Die Bilanz der Kandidaten

RSF stellte im Juli 2024 fest, dass Vizepräsidentin Kamala Harris zu Fragen der Pressefreiheit noch weitgehend geschwiegen hatte und dass ihre Bilanz in diesem Thema daher an derjenigen der Biden-Regierung gemessen werden müsste. Seitdem hat Harris das Thema Pressefreiheit allerdings aufgegriffen und Trump kritisiert, der gegen «Journalisten, deren Artikel ihm nicht gefallen», vorgehen wolle.

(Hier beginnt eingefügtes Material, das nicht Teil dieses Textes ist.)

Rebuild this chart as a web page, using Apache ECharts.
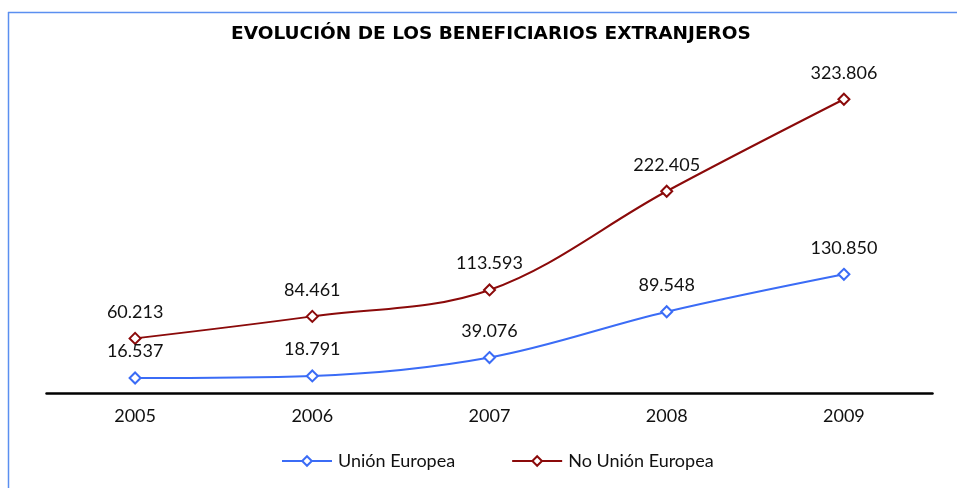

Unter der Biden-Administration wurden darüber hinaus der Journalist Evan Gershkovich und die Reporterin Alsu Kurmasheva – die beide über Monate bzw. Jahre zu Unrecht in Russland inhaftiert gewesen waren – freigelassen. Unter Bidens Regierung gab das Justizministerium zudem wichtige Richtlinien für die lokalen Ordnungskräfte heraus, wie man bei öffentlichen Veranstaltungen angemessen mit Journalistinnen und Journalisten interagieren sollte. Unter Bidens Führung verschlechterte sich die Platzierung der USA auf dem Weltpressefreiheitsindex jedoch weiter, und erhebliche systemische Probleme blieben bestehen.

Der ehemalige Präsident Donald Trump hat seinerseits seine Angriffe auf die Medien verschärft. Laut der Analyse von RSF hat Trump die Medien in den zwei Monaten vor der morgigen Wahl mehr als 100 Mal verbal angegriffen. Er hat auch alarmierende Drohungen ausgesprochen, um kritische Medien mit (Regierungs-)Gewalt zu bestrafen.

RSF hatte im Laufe des Wahlkampfes sowohl Harris› wie auch Trumps Kampagne kontaktiert und vorgeschlagen, sie während der Übergangszeit bis zur Amtseinführung zu treffen und dabei politische Massnahmen zur Stärkung der Pressefreiheit zu diskutieren.